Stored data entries
>> Begin

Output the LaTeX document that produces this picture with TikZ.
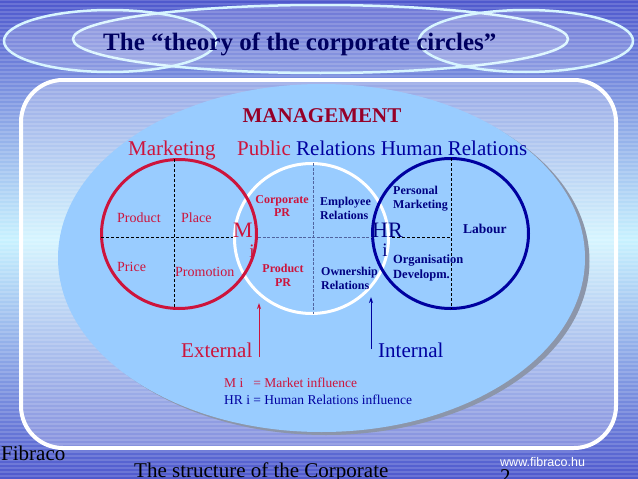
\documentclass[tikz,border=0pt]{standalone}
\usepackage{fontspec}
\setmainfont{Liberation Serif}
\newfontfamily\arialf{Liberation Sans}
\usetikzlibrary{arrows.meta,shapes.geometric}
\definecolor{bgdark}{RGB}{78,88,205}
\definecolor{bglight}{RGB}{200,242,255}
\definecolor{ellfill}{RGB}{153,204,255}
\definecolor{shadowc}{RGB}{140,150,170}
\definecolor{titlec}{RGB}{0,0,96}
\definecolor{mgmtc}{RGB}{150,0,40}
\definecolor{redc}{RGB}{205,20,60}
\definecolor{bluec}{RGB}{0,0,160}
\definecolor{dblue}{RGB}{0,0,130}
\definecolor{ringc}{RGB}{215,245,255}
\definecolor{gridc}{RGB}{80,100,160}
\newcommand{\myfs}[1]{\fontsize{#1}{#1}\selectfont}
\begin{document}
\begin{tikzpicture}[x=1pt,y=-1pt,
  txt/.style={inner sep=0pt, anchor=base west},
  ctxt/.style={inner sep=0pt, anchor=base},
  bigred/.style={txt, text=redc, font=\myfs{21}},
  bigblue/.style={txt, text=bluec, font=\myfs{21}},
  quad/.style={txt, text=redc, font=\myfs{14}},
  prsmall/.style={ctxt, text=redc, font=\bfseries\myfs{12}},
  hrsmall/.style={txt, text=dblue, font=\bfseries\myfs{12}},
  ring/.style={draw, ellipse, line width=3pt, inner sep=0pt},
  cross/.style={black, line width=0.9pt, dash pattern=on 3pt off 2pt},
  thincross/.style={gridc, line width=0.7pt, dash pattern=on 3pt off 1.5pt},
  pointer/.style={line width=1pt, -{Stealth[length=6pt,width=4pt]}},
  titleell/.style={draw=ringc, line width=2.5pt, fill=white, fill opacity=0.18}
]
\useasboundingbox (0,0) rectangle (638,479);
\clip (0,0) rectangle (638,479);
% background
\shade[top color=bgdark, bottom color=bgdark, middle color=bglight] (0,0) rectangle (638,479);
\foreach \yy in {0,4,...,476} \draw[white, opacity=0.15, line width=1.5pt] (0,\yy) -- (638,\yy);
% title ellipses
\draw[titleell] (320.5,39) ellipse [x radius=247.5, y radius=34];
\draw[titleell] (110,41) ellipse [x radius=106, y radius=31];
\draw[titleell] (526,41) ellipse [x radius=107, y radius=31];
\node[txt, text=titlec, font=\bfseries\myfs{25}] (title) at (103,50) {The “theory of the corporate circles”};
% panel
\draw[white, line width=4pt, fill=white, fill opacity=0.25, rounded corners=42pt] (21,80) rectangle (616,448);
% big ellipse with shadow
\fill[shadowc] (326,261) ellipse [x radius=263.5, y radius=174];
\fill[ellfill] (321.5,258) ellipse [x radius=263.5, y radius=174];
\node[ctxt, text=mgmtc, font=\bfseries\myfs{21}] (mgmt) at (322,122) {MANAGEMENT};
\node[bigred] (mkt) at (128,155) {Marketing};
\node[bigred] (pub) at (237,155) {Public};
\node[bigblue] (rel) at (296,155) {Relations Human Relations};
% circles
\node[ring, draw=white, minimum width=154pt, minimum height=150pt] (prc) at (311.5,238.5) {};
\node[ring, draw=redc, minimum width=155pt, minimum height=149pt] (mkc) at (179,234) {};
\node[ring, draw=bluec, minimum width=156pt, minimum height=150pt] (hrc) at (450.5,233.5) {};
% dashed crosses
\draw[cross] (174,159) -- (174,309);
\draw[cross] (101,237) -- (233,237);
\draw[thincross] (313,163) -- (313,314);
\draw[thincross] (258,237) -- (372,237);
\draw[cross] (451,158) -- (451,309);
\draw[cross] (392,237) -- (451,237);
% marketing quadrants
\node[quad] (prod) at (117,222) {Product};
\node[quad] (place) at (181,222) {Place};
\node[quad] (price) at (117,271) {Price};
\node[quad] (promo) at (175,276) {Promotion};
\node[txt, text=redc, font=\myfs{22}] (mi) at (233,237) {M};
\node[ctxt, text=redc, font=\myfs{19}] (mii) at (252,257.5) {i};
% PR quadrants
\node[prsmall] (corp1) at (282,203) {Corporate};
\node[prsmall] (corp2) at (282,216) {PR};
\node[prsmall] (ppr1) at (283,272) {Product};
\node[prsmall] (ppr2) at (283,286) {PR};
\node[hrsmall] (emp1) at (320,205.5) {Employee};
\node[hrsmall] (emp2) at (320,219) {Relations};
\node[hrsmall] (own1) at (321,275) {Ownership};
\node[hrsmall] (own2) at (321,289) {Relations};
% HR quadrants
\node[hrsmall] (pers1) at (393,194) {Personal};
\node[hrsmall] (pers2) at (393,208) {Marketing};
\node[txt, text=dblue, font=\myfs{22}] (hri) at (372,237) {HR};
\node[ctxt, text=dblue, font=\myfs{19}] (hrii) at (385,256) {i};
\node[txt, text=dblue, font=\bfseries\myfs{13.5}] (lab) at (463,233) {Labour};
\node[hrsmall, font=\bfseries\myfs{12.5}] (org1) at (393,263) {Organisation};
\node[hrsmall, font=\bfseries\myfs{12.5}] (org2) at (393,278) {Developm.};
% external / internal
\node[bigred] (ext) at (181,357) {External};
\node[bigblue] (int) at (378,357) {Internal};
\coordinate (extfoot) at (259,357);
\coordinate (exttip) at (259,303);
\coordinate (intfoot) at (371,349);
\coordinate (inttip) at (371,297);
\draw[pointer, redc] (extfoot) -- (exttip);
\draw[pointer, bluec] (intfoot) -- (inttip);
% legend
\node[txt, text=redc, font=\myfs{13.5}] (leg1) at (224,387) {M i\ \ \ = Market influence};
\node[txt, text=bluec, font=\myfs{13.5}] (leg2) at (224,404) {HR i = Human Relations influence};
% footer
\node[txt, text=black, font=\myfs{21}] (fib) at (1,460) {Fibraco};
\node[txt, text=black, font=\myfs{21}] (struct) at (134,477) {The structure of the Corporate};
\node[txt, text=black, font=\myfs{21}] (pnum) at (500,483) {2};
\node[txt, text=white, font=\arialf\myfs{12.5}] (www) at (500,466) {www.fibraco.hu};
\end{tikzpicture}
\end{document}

>> End
>> Begin

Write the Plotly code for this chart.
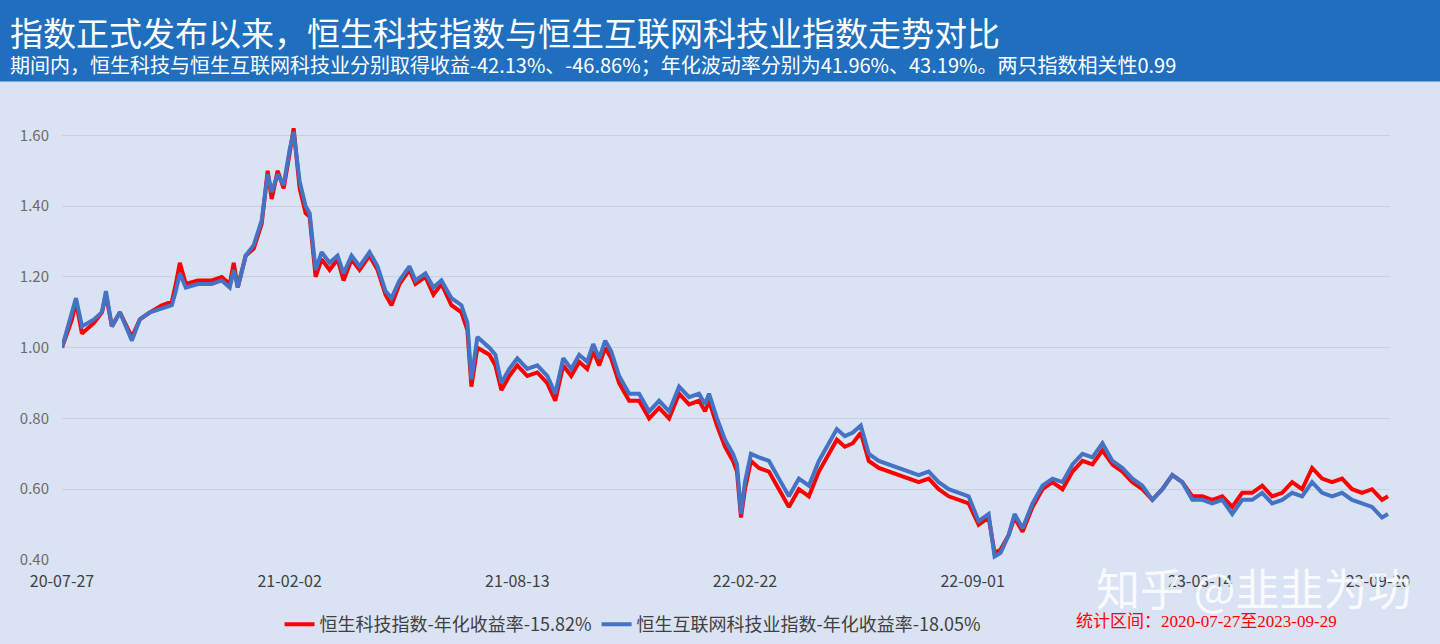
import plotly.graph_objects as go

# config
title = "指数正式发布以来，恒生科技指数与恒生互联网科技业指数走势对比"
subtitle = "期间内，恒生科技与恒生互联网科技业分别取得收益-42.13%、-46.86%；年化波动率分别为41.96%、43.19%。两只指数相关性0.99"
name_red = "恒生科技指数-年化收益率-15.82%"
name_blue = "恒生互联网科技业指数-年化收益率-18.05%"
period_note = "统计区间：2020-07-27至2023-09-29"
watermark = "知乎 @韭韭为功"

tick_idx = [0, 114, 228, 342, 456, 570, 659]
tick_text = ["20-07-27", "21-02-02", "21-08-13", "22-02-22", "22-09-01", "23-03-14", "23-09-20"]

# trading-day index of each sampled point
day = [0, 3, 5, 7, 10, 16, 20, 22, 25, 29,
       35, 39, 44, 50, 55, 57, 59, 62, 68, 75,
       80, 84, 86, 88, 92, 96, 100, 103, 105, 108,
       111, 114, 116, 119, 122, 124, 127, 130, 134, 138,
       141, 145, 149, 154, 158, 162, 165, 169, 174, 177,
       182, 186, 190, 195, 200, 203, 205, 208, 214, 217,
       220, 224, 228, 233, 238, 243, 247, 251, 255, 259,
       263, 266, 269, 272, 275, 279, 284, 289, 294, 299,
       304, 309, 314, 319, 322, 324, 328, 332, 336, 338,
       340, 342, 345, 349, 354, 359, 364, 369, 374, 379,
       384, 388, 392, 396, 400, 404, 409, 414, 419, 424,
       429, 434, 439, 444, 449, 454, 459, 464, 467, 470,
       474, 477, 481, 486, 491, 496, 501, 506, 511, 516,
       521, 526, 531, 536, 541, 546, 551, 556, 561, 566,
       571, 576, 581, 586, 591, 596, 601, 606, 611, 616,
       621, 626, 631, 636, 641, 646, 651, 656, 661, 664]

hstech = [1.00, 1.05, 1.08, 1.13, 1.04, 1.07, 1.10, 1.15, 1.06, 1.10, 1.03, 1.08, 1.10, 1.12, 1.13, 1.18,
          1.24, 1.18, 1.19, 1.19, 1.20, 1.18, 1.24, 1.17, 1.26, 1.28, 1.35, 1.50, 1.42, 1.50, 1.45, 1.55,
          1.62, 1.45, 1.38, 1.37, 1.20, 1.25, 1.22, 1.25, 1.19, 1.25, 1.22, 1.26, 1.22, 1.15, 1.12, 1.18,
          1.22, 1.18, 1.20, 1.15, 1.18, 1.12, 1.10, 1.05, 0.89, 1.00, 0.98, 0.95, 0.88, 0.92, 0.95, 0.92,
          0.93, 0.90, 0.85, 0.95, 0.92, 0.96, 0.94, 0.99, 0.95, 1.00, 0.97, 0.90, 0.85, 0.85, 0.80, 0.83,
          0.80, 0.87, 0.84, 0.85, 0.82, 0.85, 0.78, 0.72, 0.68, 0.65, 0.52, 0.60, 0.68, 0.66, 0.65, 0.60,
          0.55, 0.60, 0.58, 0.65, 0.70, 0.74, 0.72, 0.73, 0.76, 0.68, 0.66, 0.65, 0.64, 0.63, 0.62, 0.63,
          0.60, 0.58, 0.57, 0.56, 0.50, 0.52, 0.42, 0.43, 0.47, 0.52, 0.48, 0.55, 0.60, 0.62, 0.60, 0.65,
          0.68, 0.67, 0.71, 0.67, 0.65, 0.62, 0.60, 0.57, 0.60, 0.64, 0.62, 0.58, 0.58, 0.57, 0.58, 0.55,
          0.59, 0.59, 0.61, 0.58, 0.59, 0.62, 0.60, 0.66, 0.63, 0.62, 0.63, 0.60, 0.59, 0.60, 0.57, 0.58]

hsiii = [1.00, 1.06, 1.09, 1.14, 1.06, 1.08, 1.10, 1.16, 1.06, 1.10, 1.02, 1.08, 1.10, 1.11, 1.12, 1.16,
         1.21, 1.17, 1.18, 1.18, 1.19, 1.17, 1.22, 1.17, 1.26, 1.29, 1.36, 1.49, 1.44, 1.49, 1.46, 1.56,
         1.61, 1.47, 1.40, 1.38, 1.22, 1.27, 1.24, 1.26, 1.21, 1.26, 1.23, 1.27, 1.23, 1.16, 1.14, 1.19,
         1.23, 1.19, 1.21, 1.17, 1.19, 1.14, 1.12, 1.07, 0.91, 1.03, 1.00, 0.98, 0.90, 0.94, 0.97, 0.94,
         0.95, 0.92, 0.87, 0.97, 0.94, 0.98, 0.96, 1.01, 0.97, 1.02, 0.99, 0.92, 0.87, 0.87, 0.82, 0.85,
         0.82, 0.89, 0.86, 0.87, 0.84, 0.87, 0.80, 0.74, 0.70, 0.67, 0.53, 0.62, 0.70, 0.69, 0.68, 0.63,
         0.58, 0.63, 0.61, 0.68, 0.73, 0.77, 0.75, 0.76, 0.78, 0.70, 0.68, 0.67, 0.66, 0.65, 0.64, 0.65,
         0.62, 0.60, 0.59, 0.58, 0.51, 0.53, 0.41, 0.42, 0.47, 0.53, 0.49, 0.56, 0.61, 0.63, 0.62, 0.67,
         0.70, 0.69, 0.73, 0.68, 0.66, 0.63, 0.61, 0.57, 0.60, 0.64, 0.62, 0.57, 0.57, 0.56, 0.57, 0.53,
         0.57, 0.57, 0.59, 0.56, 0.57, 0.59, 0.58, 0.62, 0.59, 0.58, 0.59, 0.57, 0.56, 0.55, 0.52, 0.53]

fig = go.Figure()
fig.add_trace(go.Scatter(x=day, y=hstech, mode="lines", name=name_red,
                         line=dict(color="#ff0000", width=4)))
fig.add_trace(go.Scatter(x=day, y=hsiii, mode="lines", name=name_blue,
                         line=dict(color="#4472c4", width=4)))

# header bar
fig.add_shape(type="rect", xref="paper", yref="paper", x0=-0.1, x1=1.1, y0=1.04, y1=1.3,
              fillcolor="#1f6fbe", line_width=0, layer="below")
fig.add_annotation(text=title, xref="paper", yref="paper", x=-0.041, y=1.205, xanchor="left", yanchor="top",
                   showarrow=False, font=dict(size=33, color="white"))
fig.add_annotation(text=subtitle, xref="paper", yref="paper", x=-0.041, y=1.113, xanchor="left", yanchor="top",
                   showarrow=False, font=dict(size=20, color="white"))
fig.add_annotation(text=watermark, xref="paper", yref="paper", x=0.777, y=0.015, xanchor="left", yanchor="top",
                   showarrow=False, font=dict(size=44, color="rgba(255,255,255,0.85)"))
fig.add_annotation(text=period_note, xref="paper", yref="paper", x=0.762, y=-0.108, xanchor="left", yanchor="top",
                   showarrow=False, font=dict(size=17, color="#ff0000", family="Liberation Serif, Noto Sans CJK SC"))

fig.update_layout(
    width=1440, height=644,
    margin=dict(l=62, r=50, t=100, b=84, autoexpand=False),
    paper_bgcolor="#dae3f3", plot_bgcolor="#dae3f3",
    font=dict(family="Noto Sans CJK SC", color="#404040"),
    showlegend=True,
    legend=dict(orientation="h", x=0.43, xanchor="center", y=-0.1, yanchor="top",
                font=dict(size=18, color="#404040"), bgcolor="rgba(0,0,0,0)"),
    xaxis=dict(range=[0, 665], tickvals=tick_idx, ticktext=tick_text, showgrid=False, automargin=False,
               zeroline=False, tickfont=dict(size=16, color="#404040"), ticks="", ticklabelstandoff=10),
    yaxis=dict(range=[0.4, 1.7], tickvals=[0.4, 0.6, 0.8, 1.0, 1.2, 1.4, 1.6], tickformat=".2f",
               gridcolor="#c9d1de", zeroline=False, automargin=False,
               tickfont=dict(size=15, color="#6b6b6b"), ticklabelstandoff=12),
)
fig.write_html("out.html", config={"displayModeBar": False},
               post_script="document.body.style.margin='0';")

>> End
>> Begin

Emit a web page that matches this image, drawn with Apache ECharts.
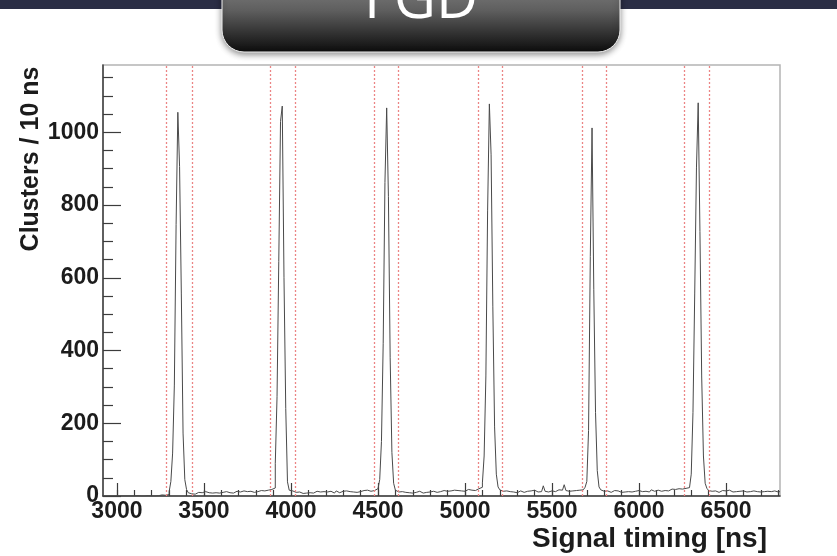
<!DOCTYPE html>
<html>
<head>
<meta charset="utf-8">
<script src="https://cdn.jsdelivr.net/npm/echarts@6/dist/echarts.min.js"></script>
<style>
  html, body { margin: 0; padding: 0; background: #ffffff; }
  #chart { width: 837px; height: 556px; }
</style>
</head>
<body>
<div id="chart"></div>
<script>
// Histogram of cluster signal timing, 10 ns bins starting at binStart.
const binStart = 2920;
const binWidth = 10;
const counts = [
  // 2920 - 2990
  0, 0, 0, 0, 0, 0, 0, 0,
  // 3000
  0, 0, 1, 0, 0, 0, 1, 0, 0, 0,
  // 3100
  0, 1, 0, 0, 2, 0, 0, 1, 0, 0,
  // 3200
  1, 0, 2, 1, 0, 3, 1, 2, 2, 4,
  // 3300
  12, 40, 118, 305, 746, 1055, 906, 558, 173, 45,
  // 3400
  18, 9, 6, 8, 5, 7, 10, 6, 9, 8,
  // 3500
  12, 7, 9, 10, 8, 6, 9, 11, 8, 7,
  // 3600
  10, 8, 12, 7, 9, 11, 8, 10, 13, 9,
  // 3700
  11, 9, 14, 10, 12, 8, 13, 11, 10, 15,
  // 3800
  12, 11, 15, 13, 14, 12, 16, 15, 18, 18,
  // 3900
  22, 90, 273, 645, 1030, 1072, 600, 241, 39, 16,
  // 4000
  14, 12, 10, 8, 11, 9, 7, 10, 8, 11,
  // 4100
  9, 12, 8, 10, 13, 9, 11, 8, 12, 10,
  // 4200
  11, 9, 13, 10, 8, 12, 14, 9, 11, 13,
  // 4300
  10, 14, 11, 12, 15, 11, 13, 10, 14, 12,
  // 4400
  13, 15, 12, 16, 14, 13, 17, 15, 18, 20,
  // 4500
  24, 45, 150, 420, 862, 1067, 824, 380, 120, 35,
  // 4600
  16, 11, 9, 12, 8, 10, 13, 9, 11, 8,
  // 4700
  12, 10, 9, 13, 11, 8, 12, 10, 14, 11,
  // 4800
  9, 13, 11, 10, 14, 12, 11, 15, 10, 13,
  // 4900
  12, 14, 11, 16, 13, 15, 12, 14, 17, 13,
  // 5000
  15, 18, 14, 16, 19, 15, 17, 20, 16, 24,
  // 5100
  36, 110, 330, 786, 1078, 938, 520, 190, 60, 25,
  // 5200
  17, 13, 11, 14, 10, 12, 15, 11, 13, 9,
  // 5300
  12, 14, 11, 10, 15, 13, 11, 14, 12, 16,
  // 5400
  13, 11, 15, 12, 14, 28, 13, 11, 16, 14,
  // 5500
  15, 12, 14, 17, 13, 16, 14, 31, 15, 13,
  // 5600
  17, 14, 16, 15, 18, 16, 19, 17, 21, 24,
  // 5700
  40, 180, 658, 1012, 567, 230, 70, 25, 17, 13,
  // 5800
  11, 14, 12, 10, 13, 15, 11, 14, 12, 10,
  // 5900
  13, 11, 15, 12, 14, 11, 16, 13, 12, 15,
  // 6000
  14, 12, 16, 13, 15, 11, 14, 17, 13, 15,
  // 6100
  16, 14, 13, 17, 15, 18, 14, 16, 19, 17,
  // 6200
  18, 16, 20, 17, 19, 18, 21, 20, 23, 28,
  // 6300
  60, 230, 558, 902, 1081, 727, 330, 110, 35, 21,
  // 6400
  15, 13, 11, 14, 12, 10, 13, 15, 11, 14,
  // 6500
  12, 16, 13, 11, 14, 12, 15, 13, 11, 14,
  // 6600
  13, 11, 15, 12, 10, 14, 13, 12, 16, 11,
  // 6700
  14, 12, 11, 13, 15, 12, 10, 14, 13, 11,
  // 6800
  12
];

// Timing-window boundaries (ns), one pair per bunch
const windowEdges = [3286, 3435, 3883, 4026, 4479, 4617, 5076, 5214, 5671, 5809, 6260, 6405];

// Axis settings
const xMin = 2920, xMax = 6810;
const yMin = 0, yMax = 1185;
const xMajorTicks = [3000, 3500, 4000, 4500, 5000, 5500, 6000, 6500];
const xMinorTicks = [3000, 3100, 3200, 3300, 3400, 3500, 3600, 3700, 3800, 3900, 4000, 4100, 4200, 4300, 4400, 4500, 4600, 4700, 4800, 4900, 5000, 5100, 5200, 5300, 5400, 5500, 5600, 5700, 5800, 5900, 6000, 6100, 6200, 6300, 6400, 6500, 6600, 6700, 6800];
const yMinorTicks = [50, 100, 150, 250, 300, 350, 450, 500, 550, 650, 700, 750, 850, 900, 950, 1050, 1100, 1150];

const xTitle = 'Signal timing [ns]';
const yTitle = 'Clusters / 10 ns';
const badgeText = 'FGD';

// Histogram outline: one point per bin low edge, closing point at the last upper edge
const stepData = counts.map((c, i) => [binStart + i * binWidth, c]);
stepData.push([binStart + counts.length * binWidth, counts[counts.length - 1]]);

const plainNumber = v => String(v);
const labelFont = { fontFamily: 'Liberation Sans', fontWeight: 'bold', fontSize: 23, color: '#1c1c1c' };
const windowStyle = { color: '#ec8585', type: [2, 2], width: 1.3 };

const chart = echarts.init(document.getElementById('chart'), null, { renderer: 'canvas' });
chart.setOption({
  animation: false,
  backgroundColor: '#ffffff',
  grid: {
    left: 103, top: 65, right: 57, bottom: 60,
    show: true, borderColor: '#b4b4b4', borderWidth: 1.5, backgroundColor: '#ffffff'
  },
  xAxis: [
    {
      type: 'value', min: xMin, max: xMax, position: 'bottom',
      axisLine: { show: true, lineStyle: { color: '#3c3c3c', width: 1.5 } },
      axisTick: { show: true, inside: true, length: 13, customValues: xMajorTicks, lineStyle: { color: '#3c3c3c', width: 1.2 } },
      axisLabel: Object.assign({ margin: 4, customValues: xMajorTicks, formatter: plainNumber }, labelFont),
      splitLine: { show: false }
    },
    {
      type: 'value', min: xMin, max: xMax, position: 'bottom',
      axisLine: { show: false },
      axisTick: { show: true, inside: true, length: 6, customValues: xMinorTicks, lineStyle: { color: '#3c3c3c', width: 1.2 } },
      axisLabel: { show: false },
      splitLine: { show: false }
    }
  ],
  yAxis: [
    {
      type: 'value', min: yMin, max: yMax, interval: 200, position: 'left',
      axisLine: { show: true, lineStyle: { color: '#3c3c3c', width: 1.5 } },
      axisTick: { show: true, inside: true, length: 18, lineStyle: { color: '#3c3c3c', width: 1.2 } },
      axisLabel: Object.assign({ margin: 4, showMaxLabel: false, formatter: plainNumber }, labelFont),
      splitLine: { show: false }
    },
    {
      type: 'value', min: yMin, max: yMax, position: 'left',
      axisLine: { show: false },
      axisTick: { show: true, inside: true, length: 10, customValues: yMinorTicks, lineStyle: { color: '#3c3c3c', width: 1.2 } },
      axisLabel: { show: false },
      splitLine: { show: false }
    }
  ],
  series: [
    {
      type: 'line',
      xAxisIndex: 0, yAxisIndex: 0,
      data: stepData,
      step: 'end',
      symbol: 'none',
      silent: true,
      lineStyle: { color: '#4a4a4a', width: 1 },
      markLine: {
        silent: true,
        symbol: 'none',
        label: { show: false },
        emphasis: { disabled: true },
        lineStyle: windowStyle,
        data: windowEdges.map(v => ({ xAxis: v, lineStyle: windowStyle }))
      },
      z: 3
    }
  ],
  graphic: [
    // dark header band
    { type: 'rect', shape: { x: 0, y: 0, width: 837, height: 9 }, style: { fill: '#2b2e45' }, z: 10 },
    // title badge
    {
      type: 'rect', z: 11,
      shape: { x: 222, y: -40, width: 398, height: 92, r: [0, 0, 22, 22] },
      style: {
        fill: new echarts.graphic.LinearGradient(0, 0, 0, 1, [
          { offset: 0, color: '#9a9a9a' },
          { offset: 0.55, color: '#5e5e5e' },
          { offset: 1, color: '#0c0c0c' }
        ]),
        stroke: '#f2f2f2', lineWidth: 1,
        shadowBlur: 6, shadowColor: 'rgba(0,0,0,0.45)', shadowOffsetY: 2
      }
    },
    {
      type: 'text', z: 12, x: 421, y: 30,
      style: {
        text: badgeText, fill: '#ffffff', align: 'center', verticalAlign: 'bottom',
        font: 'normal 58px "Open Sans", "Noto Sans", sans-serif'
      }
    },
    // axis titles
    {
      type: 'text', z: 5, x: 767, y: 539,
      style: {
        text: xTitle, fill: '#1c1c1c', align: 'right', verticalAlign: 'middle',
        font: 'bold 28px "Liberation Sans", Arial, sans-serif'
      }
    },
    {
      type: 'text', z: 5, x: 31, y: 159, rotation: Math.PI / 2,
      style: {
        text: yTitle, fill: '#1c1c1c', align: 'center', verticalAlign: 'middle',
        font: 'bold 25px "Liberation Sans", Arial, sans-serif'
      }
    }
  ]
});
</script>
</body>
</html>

>> End

• **PROMPT**
Print out, exactly and with nothing added, the lines starting at the line holding "Write the Plotly code for this chart." and ending at the line holding "621, 626, 631, 636, 641, 646, 651, 656, 661, 664]", minus any pictures.

• **SOLUTION BELOW**
Write the Plotly code for this chart.
import plotly.graph_objects as go

# config
title = "指数正式发布以来，恒生科技指数与恒生互联网科技业指数走势对比"
subtitle = "期间内，恒生科技与恒生互联网科技业分别取得收益-42.13%、-46.86%；年化波动率分别为41.96%、43.19%。两只指数相关性0.99"
name_red = "恒生科技指数-年化收益率-15.82%"
name_blue = "恒生互联网科技业指数-年化收益率-18.05%"
period_note = "统计区间：2020-07-27至2023-09-29"
watermark = "知乎 @韭韭为功"

tick_idx = [0, 114, 228, 342, 456, 570, 659]
tick_text = ["20-07-27", "21-02-02", "21-08-13", "22-02-22", "22-09-01", "23-03-14", "23-09-20"]

# trading-day index of each sampled point
day = [0, 3, 5, 7, 10, 16, 20, 22, 25, 29,
       35, 39, 44, 50, 55, 57, 59, 62, 68, 75,
       80, 84, 86, 88, 92, 96, 100, 103, 105, 108,
       111, 114, 116, 119, 122, 124, 127, 130, 134, 138,
       141, 145, 149, 154, 158, 162, 165, 169, 174, 177,
       182, 186, 190, 195, 200, 203, 205, 208, 214, 217,
       220, 224, 228, 233, 238, 243, 247, 251, 255, 259,
       263, 266, 269, 272, 275, 279, 284, 289, 294, 299,
       304, 309, 314, 319, 322, 324, 328, 332, 336, 338,
       340, 342, 345, 349, 354, 359, 364, 369, 374, 379,
       384, 388, 392, 396, 400, 404, 409, 414, 419, 424,
       429, 434, 439, 444, 449, 454, 459, 464, 467, 470,
       474, 477, 481, 486, 491, 496, 501, 506, 511, 516,
       521, 526, 531, 536, 541, 546, 551, 556, 561, 566,
       571, 576, 581, 586, 591, 596, 601, 606, 611, 616,
       621, 626, 631, 636, 641, 646, 651, 656, 661, 664]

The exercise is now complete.